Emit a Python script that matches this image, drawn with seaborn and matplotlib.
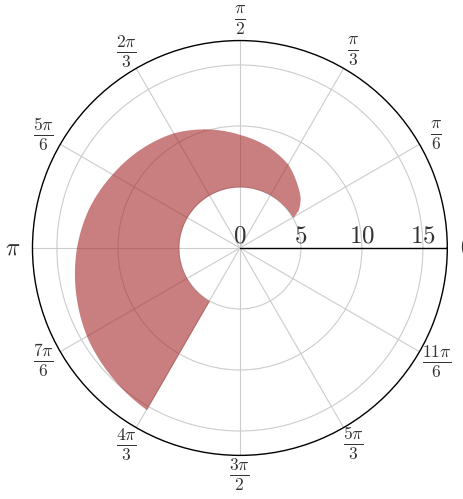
import numpy as np
import matplotlib
matplotlib.use("Agg")
import matplotlib.pyplot as plt
import seaborn as sns

# outer edge of the filled band (degrees, r)
theta_deg = [30, 33, 36, 40, 45, 50, 60, 75, 90, 105, 120, 135, 150, 165, 180, 195, 210, 225, 240]
r_outer = [5.0, 5.7, 6.05, 6.45, 6.8, 7.15, 7.9, 8.65, 9.3, 10.1, 10.9, 11.5, 12.1, 12.8, 13.4, 13.95, 14.5, 14.9, 15.3]
r_inner = 5
r_max = 17

r_ticks = [0, 5, 10, 15]
r_labels = ["$0$", "$5$", "$10$", "$15$"]
angle_ticks = [0, 30, 60, 90, 120, 150, 180, 210, 240, 270, 300, 330]
angle_labels = ["$0$", r"$\frac{\pi}{6}$", r"$\frac{\pi}{3}$", r"$\frac{\pi}{2}$",
                r"$\frac{2\pi}{3}$", r"$\frac{5\pi}{6}$", r"$\pi$", r"$\frac{7\pi}{6}$",
                r"$\frac{4\pi}{3}$", r"$\frac{3\pi}{2}$", r"$\frac{5\pi}{3}$", r"$\frac{11\pi}{6}$"]

sns.set_style("white")
plt.rcParams["mathtext.fontset"] = "cm"

fig = plt.figure(figsize=(4.64, 4.99), dpi=100)
ax = fig.add_axes([0.070, 0.0872, 0.894, 0.8317], projection="polar")

# band between the circle r=5 and the outer curve
band = ax.fill_between(np.deg2rad(theta_deg), r_inner, r_outer, color="#a52a2a", alpha=0.6, lw=0, zorder=1)
# follow arcs in polar space instead of straight chords
for p in band.get_paths():
    p._interpolation_steps = 30

ax.set_rlim(0, r_max)
ax.set_yticks(r_ticks)
ax.set_yticklabels(r_labels, fontsize=18, color="#333333")
ax.set_rlabel_position(0)
for t in ax.get_yticklabels():
    t.set_ha("center")

ax.set_xticks(np.deg2rad(angle_ticks))
lbls = ax.set_xticklabels(angle_labels, fontsize=18, color="#333333")
for t in lbls:
    if "frac" not in t.get_text():
        t.set_fontsize(17)

ax.grid(True, color="#cccccc", lw=0.8)
ax.tick_params(axis="x", direction="out", length=8, width=0.8, color="#cccccc", pad=-1)
ax.tick_params(axis="y", length=0, pad=0)
ax.spines["polar"].set_color("black")
ax.spines["polar"].set_linewidth(1)
ax.axvline(0, color="black", lw=1, zorder=3)

fig.savefig("out.png", dpi=100)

______________________________

Set the pictures aside and transcribe the data above exactly.

RESPONSE TO THIS TASK =
Emit a Python script that matches this image, drawn with seaborn and matplotlib.
import numpy as np
import matplotlib
matplotlib.use("Agg")
import matplotlib.pyplot as plt
import seaborn as sns

# outer edge of the filled band (degrees, r)
theta_deg = [30, 33, 36, 40, 45, 50, 60, 75, 90, 105, 120, 135, 150, 165, 180, 195, 210, 225, 240]
r_outer = [5.0, 5.7, 6.05, 6.45, 6.8, 7.15, 7.9, 8.65, 9.3, 10.1, 10.9, 11.5, 12.1, 12.8, 13.4, 13.95, 14.5, 14.9, 15.3]
r_inner = 5
r_max = 17

r_ticks = [0, 5, 10, 15]
r_labels = ["$0$", "$5$", "$10$", "$15$"]
angle_ticks = [0, 30, 60, 90, 120, 150, 180, 210, 240, 270, 300, 330]
angle_labels = ["$0$", r"$\frac{\pi}{6}$", r"$\frac{\pi}{3}$", r"$\frac{\pi}{2}$",
                r"$\frac{2\pi}{3}$", r"$\frac{5\pi}{6}$", r"$\pi$", r"$\frac{7\pi}{6}$",
                r"$\frac{4\pi}{3}$", r"$\frac{3\pi}{2}$", r"$\frac{5\pi}{3}$", r"$\frac{11\pi}{6}$"]

sns.set_style("white")
plt.rcParams["mathtext.fontset"] = "cm"

fig = plt.figure(figsize=(4.64, 4.99), dpi=100)
ax = fig.add_axes([0.070, 0.0872, 0.894, 0.8317], projection="polar")

# band between the circle r=5 and the outer curve
band = ax.fill_between(np.deg2rad(theta_deg), r_inner, r_outer, color="#a52a2a", alpha=0.6, lw=0, zorder=1)
# follow arcs in polar space instead of straight chords
for p in band.get_paths():
    p._interpolation_steps = 30

ax.set_rlim(0, r_max)
ax.set_yticks(r_ticks)
ax.set_yticklabels(r_labels, fontsize=18, color="#333333")
ax.set_rlabel_position(0)
for t in ax.get_yticklabels():
    t.set_ha("center")

ax.set_xticks(np.deg2rad(angle_ticks))
lbls = ax.set_xticklabels(angle_labels, fontsize=18, color="#333333")
for t in lbls:
    if "frac" not in t.get_text():
        t.set_fontsize(17)

ax.grid(True, color="#cccccc", lw=0.8)
ax.tick_params(axis="x", direction="out", length=8, width=0.8, color="#cccccc", pad=-1)
ax.tick_params(axis="y", length=0, pad=0)
ax.spines["polar"].set_color("black")
ax.spines["polar"].set_linewidth(1)
ax.axvline(0, color="black", lw=1, zorder=3)

fig.savefig("out.png", dpi=100)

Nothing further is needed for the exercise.